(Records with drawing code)
+-------+

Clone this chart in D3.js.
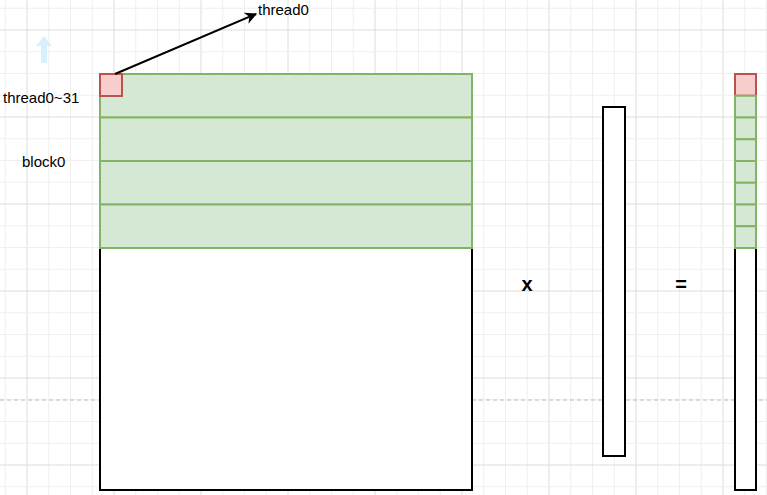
<!DOCTYPE html><html><head><meta charset="utf-8"><script src="https://cdn.jsdelivr.net/npm/d3@7"></script>
<style>body{margin:0;background:#fff}text{font-family:Arial,"Liberation Sans",sans-serif}</style></head><body>
<svg id="c" width="767" height="495"></svg>
<script>
const blockRows = ["row0","row1","row2","row3"];       // rows of block0 in matrix
const vectorCells = ["t0","t1","t2","t3","t4","t5","t6","t7"]; // result cells (thread0 red, then 7 green)
const labels = [{t:"thread0",x:258,y:15,a:"start"},{t:"thread0~31",x:3,y:103,a:"start"},{t:"block0",x:22,y:167,a:"start"}];
const svg=d3.select("#c");
// grid
const g=svg.append("g");
for(let i=-2;i<40;i++){const x=27+i*21.75;if(x<0||x>767)continue;g.append("line").attr("x1",x).attr("x2",x).attr("y1",0).attr("y2",495).attr("stroke",i%4==0?"#dcdcdc":"#efefef");}
for(let i=-2;i<30;i++){const y=30+i*21.75;if(y<0||y>495)continue;g.append("line").attr("y1",y).attr("y2",y).attr("x1",0).attr("x2",767).attr("stroke",i%4==0?"#dcdcdc":"#efefef");}
// dashed line
[[0,100],[472,767]].forEach(([a,b])=>svg.append("line").attr("x1",a).attr("x2",b).attr("y1",400).attr("y2",400).attr("stroke","#bbb").attr("stroke-dasharray","4,3"));
// faint arrow
svg.append("path").attr("d","M44,36 L52,46 L47,46 L47,63 L41,63 L41,46 L36,46 Z").attr("fill","#d8efff");
// main matrix
const y=d3.scaleBand().domain(blockRows).range([74,248]);
svg.append("rect").attr("x",100).attr("y",74).attr("width",372).attr("height",416).attr("fill","#fff").attr("stroke","#000").attr("stroke-width",2);
svg.selectAll(".br").data(blockRows).join("rect").attr("x",100).attr("y",d=>y(d)).attr("width",372).attr("height",y.bandwidth()).attr("fill","#d5e8d4").attr("stroke","#82b366").attr("stroke-width",2);
svg.append("rect").attr("x",100).attr("y",74).attr("width",22).attr("height",22).attr("fill","#f8cecc").attr("stroke","#b85450").attr("stroke-width",2);
// vector
svg.append("rect").attr("x",603).attr("y",107).attr("width",22).attr("height",349).attr("fill","#fff").attr("stroke","#000").attr("stroke-width",2);
// result
svg.append("rect").attr("x",735).attr("y",74).attr("width",21).attr("height",416).attr("fill","#fff").attr("stroke","#000").attr("stroke-width",2);
const vy=d3.scaleBand().domain(vectorCells).range([74,248]);
svg.selectAll(".vc").data(vectorCells).join("rect").attr("x",735).attr("y",d=>vy(d)).attr("width",21).attr("height",vy.bandwidth())
 .attr("fill",(d,i)=>i?"#d5e8d4":"#f8cecc").attr("stroke",(d,i)=>i?"#82b366":"#b85450").attr("stroke-width",2);
svg.select(".vc").raise();
svg.selectAll(".vc").filter((d,i)=>i==0).raise();
// arrow
svg.append("defs").append("marker").attr("id","ar").attr("viewBox","0 0 10 10").attr("refX",9).attr("refY",5).attr("markerWidth",6).attr("markerHeight",6).attr("orient","auto").append("path").attr("d","M0,0L10,5L0,10L3,5Z").attr("fill","#000");
svg.append("line").attr("x1",115).attr("y1",74).attr("x2",256).attr("y2",14).attr("stroke","#000").attr("stroke-width",2).attr("marker-end","url(#ar)");
// symbols
svg.append("text").attr("x",527).attr("y",291).attr("text-anchor","middle").attr("font-size",20).attr("font-weight","bold").text("x");
svg.append("text").attr("x",681).attr("y",291).attr("text-anchor","middle").attr("font-size",20).attr("font-weight","bold").text("=");
svg.selectAll(".lb").data(labels).join("text").attr("x",d=>d.x).attr("y",d=>d.y).attr("font-size",15).text(d=>d.t);
</script></body></html>
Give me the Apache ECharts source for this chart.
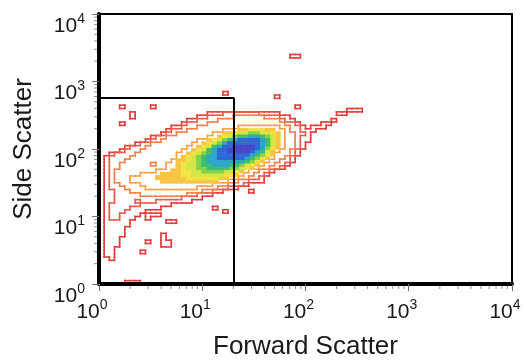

+-------+

Aim of the exercise: Extract the text of all the records above verbatim, excluding pictures.

Complete output:
Clone this chart in D3.js.
<!DOCTYPE html><html><head><meta charset="utf-8"><script src="https://cdn.jsdelivr.net/npm/d3@7"></script>
<style>body{margin:0;background:#fff}text{font-family:Arial,"Liberation Sans",sans-serif}</style></head><body>
<svg id="c" width="767" height="495"></svg>
<script>
const blockRows = ["row0","row1","row2","row3"];       // rows of block0 in matrix
const vectorCells = ["t0","t1","t2","t3","t4","t5","t6","t7"]; // result cells (thread0 red, then 7 green)
const labels = [{t:"thread0",x:258,y:15,a:"start"},{t:"thread0~31",x:3,y:103,a:"start"},{t:"block0",x:22,y:167,a:"start"}];
const svg=d3.select("#c");
// grid
const g=svg.append("g");
for(let i=-2;i<40;i++){const x=27+i*21.75;if(x<0||x>767)continue;g.append("line").attr("x1",x).attr("x2",x).attr("y1",0).attr("y2",495).attr("stroke",i%4==0?"#dcdcdc":"#efefef");}
for(let i=-2;i<30;i++){const y=30+i*21.75;if(y<0||y>495)continue;g.append("line").attr("y1",y).attr("y2",y).attr("x1",0).attr("x2",767).attr("stroke",i%4==0?"#dcdcdc":"#efefef");}
// dashed line
[[0,100],[472,767]].forEach(([a,b])=>svg.append("line").attr("x1",a).attr("x2",b).attr("y1",400).attr("y2",400).attr("stroke","#bbb").attr("stroke-dasharray","4,3"));
// faint arrow
svg.append("path").attr("d","M44,36 L52,46 L47,46 L47,63 L41,63 L41,46 L36,46 Z").attr("fill","#d8efff");
// main matrix
const y=d3.scaleBand().domain(blockRows).range([74,248]);
svg.append("rect").attr("x",100).attr("y",74).attr("width",372).attr("height",416).attr("fill","#fff").attr("stroke","#000").attr("stroke-width",2);
svg.selectAll(".br").data(blockRows).join("rect").attr("x",100).attr("y",d=>y(d)).attr("width",372).attr("height",y.bandwidth()).attr("fill","#d5e8d4").attr("stroke","#82b366").attr("stroke-width",2);
svg.append("rect").attr("x",100).attr("y",74).attr("width",22).attr("height",22).attr("fill","#f8cecc").attr("stroke","#b85450").attr("stroke-width",2);
// vector
svg.append("rect").attr("x",603).attr("y",107).attr("width",22).attr("height",349).attr("fill","#fff").attr("stroke","#000").attr("stroke-width",2);
// result
svg.append("rect").attr("x",735).attr("y",74).attr("width",21).attr("height",416).attr("fill","#fff").attr("stroke","#000").attr("stroke-width",2);
const vy=d3.scaleBand().domain(vectorCells).range([74,248]);
svg.selectAll(".vc").data(vectorCells).join("rect").attr("x",735).attr("y",d=>vy(d)).attr("width",21).attr("height",vy.bandwidth())
 .attr("fill",(d,i)=>i?"#d5e8d4":"#f8cecc").attr("stroke",(d,i)=>i?"#82b366":"#b85450").attr("stroke-width",2);
svg.select(".vc").raise();
svg.selectAll(".vc").filter((d,i)=>i==0).raise();
// arrow
svg.append("defs").append("marker").attr("id","ar").attr("viewBox","0 0 10 10").attr("refX",9).attr("refY",5).attr("markerWidth",6).attr("markerHeight",6).attr("orient","auto").append("path").attr("d","M0,0L10,5L0,10L3,5Z").attr("fill","#000");
svg.append("line").attr("x1",115).attr("y1",74).attr("x2",256).attr("y2",14).attr("stroke","#000").attr("stroke-width",2).attr("marker-end","url(#ar)");
// symbols
svg.append("text").attr("x",527).attr("y",291).attr("text-anchor","middle").attr("font-size",20).attr("font-weight","bold").text("x");
svg.append("text").attr("x",681).attr("y",291).attr("text-anchor","middle").attr("font-size",20).attr("font-weight","bold").text("=");
svg.selectAll(".lb").data(labels).join("text").attr("x",d=>d.x).attr("y",d=>d.y).attr("font-size",15).text(d=>d.t);
</script></body></html>
Give me the Apache ECharts source for this chart.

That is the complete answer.